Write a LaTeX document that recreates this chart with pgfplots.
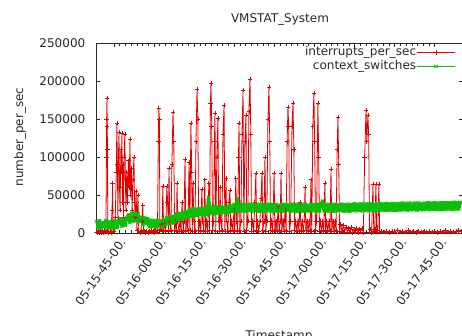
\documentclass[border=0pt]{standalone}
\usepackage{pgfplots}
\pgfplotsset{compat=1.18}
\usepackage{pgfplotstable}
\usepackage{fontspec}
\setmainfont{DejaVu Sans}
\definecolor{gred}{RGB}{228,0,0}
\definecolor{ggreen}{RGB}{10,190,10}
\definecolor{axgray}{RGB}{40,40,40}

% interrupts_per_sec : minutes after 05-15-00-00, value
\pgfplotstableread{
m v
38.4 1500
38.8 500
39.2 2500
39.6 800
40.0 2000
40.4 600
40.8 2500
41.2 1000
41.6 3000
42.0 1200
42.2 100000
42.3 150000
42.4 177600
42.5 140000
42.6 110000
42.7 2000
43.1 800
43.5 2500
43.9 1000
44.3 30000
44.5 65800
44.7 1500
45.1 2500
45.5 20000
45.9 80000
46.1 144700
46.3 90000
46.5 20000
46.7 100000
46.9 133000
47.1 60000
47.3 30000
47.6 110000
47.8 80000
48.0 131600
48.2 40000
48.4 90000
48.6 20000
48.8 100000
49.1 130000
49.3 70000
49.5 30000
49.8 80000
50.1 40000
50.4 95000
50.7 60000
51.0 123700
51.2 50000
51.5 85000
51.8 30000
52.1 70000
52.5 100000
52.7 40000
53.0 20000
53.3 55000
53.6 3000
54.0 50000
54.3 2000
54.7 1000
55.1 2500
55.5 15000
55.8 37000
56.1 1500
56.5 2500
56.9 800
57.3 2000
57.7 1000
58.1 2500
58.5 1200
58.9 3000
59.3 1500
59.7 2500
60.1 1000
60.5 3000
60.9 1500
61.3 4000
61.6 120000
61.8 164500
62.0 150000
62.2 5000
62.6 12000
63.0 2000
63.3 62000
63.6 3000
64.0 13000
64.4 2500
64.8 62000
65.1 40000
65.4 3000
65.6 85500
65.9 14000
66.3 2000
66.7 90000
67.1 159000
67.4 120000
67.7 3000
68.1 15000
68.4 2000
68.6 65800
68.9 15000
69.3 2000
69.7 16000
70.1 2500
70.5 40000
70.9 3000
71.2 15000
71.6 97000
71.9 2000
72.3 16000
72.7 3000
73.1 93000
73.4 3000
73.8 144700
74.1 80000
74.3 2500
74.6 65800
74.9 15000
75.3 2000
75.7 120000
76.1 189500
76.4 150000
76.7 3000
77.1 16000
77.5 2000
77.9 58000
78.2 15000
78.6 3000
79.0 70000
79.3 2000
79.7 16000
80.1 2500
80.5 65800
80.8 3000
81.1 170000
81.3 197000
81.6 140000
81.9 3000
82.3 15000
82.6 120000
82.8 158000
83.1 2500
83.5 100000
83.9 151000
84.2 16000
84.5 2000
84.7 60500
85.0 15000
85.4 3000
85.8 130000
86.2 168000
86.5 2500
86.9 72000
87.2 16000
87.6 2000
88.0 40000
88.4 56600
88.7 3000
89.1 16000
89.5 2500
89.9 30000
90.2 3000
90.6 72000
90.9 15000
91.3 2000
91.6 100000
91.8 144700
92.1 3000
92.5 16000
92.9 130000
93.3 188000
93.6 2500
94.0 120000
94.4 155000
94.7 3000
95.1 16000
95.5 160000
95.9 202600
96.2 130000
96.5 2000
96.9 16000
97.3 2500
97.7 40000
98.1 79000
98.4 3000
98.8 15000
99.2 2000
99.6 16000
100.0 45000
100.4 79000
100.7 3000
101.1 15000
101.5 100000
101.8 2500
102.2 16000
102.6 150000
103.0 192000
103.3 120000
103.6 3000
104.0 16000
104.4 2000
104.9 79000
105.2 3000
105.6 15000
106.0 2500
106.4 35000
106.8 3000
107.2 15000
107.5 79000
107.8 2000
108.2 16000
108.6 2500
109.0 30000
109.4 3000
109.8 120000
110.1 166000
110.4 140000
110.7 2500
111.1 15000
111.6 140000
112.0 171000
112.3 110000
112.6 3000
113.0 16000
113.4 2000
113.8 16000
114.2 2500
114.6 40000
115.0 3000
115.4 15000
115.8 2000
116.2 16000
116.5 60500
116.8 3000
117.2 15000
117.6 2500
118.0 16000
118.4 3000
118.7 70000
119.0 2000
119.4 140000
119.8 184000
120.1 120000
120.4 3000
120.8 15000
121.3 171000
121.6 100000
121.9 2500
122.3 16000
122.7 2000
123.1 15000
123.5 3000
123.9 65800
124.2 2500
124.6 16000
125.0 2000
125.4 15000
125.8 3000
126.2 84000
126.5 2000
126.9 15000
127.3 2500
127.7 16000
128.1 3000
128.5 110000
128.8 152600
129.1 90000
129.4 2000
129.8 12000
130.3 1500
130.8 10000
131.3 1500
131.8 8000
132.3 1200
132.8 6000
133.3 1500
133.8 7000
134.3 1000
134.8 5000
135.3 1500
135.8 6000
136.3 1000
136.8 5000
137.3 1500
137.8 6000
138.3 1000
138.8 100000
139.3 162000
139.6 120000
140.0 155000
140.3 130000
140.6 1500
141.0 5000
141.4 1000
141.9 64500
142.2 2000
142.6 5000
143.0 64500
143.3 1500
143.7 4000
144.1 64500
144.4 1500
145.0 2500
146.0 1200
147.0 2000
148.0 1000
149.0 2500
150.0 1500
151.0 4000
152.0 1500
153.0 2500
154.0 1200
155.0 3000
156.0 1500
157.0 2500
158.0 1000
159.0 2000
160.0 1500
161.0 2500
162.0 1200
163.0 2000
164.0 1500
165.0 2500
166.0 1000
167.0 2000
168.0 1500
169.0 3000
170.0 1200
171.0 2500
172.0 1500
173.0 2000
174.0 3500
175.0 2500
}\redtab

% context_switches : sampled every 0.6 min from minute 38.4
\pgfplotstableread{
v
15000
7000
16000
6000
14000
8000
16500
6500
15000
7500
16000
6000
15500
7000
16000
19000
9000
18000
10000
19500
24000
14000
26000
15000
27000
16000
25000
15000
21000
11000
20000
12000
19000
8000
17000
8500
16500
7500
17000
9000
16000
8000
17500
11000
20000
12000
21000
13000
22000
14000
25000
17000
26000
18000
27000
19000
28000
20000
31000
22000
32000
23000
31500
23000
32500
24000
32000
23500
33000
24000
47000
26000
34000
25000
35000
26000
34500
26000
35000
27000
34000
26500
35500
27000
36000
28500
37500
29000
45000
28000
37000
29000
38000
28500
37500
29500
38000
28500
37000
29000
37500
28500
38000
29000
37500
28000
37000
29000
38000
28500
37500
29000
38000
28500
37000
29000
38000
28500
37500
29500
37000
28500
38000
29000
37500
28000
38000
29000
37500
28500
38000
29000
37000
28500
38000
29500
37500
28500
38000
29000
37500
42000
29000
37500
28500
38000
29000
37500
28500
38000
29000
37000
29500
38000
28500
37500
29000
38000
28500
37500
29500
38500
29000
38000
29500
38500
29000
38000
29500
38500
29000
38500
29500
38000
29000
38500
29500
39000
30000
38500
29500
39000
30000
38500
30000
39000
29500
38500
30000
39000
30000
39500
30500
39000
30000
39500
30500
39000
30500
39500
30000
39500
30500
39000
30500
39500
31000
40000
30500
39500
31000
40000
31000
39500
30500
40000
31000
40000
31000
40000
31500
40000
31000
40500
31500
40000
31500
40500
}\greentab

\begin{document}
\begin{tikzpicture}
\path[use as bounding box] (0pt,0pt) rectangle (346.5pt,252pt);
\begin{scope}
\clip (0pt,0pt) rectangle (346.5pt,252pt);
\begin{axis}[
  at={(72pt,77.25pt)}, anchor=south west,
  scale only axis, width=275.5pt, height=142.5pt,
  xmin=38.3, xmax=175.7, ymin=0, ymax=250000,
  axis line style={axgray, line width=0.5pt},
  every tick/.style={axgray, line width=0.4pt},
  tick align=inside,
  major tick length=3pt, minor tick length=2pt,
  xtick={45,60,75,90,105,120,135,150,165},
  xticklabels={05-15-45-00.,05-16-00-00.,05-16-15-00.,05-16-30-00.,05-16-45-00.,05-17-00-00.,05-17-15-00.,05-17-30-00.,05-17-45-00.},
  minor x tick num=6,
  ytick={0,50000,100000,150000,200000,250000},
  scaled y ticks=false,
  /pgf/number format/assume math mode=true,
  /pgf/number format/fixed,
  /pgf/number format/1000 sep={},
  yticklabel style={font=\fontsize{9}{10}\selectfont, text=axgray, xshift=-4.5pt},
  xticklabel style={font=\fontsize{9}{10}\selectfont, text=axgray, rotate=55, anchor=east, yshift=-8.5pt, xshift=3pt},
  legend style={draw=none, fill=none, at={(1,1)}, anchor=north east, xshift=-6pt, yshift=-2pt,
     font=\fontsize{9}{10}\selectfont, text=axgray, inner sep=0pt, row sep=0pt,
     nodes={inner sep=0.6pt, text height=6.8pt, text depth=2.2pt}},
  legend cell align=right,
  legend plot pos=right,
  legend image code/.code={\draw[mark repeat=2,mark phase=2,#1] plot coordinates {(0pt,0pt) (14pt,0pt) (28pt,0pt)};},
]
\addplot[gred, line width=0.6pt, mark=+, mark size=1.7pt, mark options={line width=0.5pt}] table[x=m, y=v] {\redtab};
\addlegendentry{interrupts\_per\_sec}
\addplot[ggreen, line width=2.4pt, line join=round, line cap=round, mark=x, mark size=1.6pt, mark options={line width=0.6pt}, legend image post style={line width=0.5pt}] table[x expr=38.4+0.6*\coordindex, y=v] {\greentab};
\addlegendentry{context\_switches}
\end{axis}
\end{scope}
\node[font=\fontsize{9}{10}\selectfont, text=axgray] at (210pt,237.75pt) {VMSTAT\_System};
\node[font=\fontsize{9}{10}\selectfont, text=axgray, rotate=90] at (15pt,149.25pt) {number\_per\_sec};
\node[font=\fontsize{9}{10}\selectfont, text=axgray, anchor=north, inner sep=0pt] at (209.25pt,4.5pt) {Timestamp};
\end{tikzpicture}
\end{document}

---

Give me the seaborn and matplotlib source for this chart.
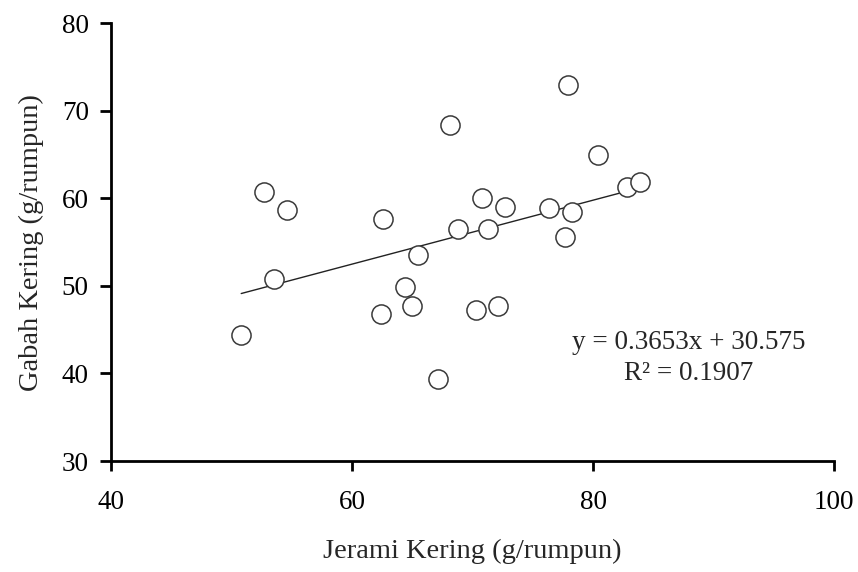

§ WRITTEN INSTRUCTION: Identify each line containing the string "this" and copy it out.

§ WRITTEN RESPONSE:
Write a LaTeX document that recreates this chart with pgfplots.
Give me the seaborn and matplotlib source for this chart.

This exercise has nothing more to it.